- [Work to complete]:
Extract, exactly as written, each line from the start of the records below to the line containing "const shownTicks = ['JUL", both ends included; drop the pictures.

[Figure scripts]
* * *

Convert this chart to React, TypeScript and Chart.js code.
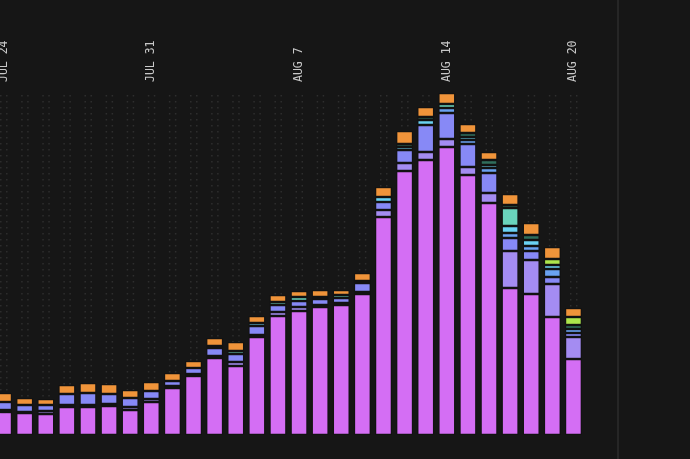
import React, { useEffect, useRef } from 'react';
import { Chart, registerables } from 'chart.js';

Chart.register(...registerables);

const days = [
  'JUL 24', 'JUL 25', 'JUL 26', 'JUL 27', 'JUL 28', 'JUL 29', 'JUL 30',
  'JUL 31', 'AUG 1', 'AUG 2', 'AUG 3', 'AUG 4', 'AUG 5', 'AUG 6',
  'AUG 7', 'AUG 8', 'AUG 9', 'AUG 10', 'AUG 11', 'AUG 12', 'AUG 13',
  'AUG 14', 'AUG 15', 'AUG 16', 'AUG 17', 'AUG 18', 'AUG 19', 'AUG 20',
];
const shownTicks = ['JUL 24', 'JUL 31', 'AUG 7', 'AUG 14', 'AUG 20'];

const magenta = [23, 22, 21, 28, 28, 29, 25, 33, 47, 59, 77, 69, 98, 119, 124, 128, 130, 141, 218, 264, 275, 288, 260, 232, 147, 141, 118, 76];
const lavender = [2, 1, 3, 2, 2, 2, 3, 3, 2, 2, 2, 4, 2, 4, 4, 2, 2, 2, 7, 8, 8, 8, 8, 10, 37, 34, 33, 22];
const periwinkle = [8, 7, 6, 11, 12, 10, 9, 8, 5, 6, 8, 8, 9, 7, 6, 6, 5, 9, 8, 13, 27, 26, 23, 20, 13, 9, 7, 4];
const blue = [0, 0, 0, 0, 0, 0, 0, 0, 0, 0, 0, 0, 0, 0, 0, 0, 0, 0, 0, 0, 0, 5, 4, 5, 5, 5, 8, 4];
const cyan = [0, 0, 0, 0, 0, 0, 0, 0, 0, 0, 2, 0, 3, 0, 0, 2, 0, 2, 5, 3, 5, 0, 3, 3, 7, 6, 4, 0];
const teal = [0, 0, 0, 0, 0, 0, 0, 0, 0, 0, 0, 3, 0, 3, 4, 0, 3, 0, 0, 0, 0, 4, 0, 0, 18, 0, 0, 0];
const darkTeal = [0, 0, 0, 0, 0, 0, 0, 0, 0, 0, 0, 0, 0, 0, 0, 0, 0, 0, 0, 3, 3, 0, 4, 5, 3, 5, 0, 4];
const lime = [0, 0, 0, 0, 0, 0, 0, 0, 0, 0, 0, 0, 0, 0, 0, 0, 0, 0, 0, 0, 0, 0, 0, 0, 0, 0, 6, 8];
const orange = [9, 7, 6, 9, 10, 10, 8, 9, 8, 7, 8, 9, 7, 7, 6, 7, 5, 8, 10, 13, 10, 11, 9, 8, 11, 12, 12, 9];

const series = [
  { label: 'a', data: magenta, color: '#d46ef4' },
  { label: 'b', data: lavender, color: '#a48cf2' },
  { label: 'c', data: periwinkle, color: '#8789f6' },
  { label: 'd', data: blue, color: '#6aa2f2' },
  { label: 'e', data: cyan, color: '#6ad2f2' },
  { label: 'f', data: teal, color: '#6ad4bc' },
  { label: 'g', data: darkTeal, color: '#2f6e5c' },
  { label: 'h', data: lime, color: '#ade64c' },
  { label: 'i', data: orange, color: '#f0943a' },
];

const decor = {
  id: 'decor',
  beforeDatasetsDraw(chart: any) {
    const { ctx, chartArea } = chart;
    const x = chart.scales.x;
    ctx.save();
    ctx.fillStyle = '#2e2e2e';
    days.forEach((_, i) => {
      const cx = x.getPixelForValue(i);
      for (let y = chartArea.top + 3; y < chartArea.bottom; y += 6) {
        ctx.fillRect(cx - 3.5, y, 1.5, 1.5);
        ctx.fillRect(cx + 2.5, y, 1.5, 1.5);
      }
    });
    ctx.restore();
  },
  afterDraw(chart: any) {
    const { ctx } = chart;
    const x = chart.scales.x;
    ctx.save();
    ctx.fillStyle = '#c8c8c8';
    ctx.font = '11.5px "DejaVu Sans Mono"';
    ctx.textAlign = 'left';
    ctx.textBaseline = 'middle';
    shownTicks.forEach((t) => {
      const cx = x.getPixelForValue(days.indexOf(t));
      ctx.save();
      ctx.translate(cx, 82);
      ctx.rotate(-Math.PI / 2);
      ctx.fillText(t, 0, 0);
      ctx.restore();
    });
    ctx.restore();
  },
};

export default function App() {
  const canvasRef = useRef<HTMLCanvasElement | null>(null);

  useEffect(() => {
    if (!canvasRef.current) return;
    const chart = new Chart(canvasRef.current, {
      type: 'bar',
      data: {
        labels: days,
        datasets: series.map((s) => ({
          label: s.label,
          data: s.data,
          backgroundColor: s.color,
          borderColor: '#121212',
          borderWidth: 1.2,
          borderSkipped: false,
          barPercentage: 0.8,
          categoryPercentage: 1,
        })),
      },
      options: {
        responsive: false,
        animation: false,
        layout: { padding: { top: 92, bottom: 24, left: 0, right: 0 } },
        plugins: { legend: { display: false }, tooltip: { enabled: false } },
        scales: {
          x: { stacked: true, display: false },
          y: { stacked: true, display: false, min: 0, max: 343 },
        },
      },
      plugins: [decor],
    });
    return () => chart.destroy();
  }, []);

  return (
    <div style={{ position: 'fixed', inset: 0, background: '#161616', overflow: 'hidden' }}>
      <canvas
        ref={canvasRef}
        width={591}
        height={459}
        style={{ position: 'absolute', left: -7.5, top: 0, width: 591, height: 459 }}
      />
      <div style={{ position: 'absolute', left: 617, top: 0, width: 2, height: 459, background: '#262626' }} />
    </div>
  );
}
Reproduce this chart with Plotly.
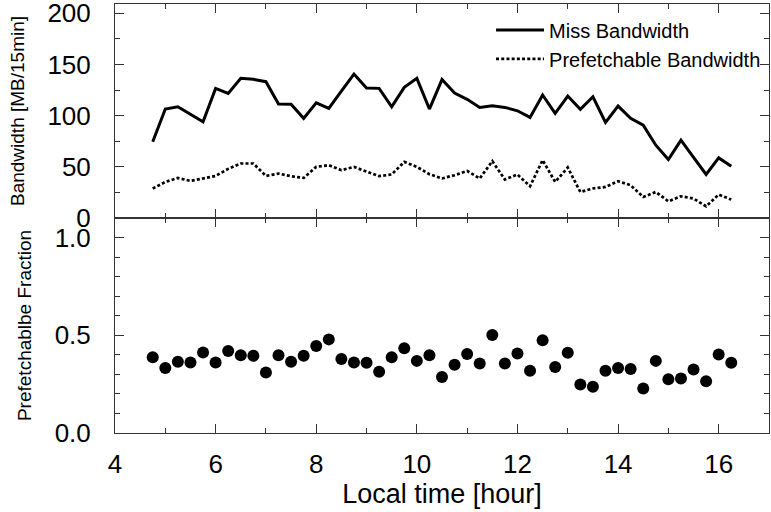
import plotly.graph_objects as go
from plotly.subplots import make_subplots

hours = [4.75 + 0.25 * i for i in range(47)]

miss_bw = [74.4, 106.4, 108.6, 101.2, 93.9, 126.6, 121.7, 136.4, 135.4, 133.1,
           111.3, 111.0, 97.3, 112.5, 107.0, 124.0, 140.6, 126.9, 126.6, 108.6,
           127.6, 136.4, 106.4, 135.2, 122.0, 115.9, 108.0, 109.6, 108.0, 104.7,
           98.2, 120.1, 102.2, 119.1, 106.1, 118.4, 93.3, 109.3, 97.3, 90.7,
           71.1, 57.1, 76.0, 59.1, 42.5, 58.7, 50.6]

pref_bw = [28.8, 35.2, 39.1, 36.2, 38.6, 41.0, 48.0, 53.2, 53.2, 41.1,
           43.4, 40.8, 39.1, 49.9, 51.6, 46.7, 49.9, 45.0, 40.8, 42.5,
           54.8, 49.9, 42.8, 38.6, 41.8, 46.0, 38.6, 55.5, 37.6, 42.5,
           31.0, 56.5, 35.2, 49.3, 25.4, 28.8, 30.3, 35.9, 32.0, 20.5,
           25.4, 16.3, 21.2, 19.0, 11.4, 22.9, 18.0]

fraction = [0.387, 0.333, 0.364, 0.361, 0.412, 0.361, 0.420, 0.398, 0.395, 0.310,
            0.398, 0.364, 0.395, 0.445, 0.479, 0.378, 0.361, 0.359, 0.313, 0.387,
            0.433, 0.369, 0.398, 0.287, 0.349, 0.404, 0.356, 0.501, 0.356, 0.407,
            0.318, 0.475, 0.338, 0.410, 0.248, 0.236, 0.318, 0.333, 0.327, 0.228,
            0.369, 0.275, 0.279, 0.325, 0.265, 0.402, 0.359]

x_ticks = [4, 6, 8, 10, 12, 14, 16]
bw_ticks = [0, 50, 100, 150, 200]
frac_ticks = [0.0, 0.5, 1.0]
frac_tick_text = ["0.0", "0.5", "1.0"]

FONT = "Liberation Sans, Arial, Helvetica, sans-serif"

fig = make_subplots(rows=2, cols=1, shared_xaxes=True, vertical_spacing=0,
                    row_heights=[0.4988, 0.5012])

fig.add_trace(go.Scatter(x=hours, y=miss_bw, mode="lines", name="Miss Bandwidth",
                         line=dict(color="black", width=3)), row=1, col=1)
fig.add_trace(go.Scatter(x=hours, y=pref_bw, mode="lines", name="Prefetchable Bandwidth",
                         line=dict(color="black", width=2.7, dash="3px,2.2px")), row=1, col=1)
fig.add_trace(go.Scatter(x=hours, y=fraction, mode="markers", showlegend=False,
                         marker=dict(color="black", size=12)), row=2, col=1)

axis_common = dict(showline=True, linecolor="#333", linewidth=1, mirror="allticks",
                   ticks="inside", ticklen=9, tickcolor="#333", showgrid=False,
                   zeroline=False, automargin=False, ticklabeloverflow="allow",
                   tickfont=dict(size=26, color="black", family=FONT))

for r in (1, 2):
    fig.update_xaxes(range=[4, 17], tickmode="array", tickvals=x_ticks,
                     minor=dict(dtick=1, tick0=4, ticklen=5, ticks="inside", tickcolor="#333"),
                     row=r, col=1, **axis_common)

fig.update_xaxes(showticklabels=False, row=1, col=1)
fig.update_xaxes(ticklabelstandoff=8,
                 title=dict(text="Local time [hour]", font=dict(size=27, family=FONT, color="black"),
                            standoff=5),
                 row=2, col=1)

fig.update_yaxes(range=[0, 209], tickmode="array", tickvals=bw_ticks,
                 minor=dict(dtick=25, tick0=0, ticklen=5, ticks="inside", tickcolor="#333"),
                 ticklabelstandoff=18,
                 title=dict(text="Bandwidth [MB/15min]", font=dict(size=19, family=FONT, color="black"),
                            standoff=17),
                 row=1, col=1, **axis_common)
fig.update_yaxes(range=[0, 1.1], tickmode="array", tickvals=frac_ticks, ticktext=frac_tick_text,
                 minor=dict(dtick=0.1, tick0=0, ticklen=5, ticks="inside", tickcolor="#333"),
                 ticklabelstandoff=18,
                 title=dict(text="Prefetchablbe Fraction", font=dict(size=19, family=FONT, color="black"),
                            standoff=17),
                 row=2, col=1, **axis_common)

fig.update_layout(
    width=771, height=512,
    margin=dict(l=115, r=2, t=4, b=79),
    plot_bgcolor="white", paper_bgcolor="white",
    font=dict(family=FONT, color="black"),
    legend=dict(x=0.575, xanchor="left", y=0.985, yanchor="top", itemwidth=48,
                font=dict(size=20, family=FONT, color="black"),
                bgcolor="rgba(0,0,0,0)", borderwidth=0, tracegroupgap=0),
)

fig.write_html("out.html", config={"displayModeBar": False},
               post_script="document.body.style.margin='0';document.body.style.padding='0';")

* * *

- [Reply to the exercise]:
Convert this chart to React, TypeScript and Chart.js code.
import React, { useEffect, useRef } from 'react';
import { Chart, registerables } from 'chart.js';

Chart.register(...registerables);

const days = [
  'JUL 24', 'JUL 25', 'JUL 26', 'JUL 27', 'JUL 28', 'JUL 29', 'JUL 30',
  'JUL 31', 'AUG 1', 'AUG 2', 'AUG 3', 'AUG 4', 'AUG 5', 'AUG 6',
  'AUG 7', 'AUG 8', 'AUG 9', 'AUG 10', 'AUG 11', 'AUG 12', 'AUG 13',
  'AUG 14', 'AUG 15', 'AUG 16', 'AUG 17', 'AUG 18', 'AUG 19', 'AUG 20',
];
const shownTicks = ['JUL 24', 'JUL 31', 'AUG 7', 'AUG 14', 'AUG 20'];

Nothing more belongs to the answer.